Moving between the decaying Old City and the ruthless New, four young queer people struggle with the daily hazards of life―work, school, dodging ruthless cops and unscrupulous scientists―not realizing that they have been selected to play in an age-old drama that revives the flow of magic through their world. When a mysterious death rocks their fragile peace, the four are brought into each other’s orbits as they uncover a deeper magical conspiracy.

Devastating, gorgeous, and utterly unique, We All Fall Down examines the complex network of pain created by power differentials, even between people who love each other―and how it is possible to be queer and turn out just fine. 

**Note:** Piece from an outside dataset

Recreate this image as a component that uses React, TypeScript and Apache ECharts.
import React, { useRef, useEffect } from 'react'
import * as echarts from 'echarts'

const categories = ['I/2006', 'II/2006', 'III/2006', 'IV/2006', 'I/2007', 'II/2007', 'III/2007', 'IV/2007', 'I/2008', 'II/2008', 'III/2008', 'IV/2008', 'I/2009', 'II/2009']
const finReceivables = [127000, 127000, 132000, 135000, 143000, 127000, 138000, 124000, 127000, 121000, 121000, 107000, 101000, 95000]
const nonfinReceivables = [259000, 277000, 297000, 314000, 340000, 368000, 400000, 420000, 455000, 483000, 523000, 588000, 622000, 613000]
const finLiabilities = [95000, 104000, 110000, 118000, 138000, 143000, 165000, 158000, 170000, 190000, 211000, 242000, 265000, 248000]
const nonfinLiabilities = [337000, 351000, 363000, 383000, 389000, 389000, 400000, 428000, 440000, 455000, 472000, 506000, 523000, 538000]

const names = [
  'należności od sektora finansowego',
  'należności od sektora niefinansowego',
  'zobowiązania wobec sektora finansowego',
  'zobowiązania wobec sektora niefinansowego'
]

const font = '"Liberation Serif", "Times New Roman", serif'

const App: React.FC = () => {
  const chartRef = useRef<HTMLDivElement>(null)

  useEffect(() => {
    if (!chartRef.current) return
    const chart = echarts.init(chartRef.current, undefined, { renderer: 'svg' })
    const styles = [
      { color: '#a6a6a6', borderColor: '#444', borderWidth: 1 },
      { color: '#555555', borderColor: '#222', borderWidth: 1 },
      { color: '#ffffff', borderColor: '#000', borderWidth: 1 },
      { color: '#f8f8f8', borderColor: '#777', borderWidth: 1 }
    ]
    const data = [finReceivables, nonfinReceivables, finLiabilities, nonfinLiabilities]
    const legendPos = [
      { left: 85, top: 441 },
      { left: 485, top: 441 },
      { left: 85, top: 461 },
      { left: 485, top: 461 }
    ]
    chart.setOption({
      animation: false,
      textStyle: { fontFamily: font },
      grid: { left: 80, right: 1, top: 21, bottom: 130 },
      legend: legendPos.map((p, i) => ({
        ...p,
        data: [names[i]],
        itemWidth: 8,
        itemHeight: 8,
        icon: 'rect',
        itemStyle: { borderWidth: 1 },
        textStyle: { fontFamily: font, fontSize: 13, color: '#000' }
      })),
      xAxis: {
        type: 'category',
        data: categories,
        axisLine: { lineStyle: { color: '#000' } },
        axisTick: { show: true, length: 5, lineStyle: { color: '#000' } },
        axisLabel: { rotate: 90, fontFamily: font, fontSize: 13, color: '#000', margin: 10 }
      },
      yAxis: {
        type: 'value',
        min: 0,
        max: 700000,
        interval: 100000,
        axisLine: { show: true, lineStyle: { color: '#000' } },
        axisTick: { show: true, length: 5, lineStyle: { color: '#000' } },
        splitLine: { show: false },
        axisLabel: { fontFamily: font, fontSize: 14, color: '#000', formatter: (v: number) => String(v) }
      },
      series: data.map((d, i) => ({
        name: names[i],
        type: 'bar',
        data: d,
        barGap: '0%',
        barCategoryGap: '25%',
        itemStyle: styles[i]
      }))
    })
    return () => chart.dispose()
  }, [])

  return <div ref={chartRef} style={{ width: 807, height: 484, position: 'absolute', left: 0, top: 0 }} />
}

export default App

I devoured this book. It one of the most unique books I’ve read in a long, long time. It’s so well done. We All Fall Down is about four characters who live on an island called River City. The island is basically a sovereign nation — US laws do not apply. And yes, the book takes place in current day. However, most technology does not work very well on the island. There’s no connection to outside internet, cellphones don’t work well, etc. It’s all explained by saying the island’s bedrock messes with newer and more complicated technology.

At the beginning of a novel, there is a flashback scene that sets up the entire story. The previous King dies, and his wife, the Maiden, dies giving birth to their children. This is our start.

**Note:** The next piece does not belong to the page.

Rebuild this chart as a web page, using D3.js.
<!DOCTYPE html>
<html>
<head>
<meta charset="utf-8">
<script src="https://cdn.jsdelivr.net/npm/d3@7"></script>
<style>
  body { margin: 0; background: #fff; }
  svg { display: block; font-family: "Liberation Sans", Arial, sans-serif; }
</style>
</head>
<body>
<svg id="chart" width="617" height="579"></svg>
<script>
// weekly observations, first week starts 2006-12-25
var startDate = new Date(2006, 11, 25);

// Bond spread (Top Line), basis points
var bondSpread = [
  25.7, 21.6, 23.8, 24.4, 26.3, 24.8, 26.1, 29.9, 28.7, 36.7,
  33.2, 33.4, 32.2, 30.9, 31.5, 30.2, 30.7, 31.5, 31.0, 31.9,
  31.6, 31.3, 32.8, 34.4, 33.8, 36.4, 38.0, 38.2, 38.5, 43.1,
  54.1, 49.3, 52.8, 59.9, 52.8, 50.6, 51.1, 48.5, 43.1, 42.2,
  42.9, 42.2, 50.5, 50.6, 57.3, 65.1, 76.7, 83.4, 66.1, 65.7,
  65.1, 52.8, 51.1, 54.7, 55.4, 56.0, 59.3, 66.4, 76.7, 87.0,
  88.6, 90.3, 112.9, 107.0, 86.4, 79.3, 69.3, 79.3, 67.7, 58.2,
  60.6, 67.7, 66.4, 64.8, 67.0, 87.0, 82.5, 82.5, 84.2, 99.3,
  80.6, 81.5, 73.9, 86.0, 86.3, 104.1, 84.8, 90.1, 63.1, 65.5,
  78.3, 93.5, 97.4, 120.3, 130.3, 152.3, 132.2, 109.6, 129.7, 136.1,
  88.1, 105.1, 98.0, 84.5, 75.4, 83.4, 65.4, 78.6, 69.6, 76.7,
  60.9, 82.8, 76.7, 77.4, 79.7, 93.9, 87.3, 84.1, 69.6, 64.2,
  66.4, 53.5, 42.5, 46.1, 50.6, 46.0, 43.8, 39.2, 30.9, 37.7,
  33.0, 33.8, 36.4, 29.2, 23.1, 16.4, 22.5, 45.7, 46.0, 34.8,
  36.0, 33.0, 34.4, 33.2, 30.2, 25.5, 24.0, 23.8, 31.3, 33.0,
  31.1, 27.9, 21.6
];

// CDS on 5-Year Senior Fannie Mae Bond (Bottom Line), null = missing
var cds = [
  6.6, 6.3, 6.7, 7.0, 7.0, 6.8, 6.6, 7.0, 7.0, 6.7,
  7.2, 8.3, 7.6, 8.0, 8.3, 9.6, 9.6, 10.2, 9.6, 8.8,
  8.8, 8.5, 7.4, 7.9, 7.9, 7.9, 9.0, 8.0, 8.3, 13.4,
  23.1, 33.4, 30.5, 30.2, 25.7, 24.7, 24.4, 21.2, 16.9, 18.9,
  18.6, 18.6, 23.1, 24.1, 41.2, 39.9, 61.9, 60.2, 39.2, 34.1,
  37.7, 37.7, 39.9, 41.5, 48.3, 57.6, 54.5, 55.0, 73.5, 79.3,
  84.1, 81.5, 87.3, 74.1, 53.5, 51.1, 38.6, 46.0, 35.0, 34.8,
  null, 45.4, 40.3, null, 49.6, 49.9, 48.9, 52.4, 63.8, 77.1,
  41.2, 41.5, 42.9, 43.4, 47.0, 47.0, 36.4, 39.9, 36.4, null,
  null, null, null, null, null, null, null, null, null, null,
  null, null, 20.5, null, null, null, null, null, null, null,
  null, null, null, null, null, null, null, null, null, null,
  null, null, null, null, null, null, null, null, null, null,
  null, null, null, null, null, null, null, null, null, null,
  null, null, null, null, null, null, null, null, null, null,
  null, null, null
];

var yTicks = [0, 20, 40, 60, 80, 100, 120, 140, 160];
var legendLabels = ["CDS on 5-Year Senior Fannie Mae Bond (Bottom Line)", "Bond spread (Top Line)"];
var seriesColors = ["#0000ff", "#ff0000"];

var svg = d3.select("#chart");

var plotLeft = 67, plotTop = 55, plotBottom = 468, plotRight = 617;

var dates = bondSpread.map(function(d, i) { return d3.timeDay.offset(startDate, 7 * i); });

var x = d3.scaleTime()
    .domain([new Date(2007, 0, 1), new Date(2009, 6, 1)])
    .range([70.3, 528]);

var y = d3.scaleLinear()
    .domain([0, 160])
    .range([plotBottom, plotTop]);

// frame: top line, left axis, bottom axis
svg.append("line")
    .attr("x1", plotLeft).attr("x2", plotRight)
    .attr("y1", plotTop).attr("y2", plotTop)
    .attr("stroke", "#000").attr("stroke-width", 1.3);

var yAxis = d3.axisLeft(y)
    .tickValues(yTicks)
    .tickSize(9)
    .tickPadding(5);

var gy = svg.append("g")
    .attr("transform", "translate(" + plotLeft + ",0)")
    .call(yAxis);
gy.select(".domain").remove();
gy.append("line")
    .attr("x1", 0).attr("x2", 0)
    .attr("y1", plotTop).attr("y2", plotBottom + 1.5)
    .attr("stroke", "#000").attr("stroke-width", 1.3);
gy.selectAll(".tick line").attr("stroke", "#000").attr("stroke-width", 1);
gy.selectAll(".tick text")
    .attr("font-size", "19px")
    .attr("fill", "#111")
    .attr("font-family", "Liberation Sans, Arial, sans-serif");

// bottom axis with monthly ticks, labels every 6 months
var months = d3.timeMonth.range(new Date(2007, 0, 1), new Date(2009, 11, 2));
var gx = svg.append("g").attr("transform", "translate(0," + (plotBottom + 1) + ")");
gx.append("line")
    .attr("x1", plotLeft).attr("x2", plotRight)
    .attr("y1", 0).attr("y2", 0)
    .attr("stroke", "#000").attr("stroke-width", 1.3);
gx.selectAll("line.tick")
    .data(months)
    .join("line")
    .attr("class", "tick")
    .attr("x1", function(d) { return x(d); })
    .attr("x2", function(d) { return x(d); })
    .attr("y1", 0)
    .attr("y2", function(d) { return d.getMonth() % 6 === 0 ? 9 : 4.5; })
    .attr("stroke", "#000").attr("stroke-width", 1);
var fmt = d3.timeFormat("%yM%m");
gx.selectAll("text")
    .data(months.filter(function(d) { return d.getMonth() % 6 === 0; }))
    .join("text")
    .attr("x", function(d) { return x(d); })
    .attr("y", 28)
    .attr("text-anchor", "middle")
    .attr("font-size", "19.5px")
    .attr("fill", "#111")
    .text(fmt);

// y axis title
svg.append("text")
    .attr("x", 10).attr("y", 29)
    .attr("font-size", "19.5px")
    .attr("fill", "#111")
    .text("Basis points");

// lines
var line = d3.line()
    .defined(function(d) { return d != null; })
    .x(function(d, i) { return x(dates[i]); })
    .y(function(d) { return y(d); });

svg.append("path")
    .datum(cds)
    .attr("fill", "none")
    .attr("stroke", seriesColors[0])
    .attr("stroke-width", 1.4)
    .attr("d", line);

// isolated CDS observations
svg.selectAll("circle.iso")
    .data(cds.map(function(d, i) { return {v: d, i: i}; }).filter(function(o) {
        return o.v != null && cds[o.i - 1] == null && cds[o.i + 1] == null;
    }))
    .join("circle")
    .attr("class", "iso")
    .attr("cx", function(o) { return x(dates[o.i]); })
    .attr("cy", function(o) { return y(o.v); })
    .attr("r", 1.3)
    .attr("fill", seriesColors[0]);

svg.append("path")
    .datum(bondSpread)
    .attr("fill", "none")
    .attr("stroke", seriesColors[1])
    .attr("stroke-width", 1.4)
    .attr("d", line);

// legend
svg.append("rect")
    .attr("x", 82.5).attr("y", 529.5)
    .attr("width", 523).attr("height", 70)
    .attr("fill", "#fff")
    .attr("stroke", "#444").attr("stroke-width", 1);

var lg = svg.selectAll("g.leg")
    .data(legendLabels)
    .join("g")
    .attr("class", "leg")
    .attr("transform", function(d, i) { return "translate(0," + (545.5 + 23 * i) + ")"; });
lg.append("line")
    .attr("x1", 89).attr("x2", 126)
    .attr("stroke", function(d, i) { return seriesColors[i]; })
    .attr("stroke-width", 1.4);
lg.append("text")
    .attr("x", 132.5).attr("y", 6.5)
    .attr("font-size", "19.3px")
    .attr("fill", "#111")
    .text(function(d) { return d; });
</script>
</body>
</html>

Lemme pause here and say that if you don’t like stories where fate is a thing, you probably won’t like this one. The whole book is about fate, and how the ‘wheel’ will continue to turn regardless of what people try to do to influence it. Fate says there must be four players: The King, The Hero, The Maiden, and the Monster. We meet everyone by the end of the novel.

David, is a huge black man who works at the University as a physicist. He’s studying magic without really realizing that’s what he’s doing. Jesse has a unique power — they can physically turn from a male to female body and back again at will. They are a bright little sunshiney cinnamon roll, and I love them. Jack is a buff, tough woman who works for the local crime lord. She’s got a hard exterior, but is a little squishy underneath. Turing is…I don’t want to spoil it, but she’s different. She’s had a very rough life, and is sheltered because of it. Each of the characters has their own definite story line, and they’re all very well rounded. I do wish we got a little more information on Jack, but perhaps that’s coming in the next book.

There is not a single straight person in this book. It’s fantastic. The writing is mysterious and shadowing feeling without being frustratingly vague. I cannot wait to read the next one, whenever it comes out. I am dying to get some more answers regarding fate in this world!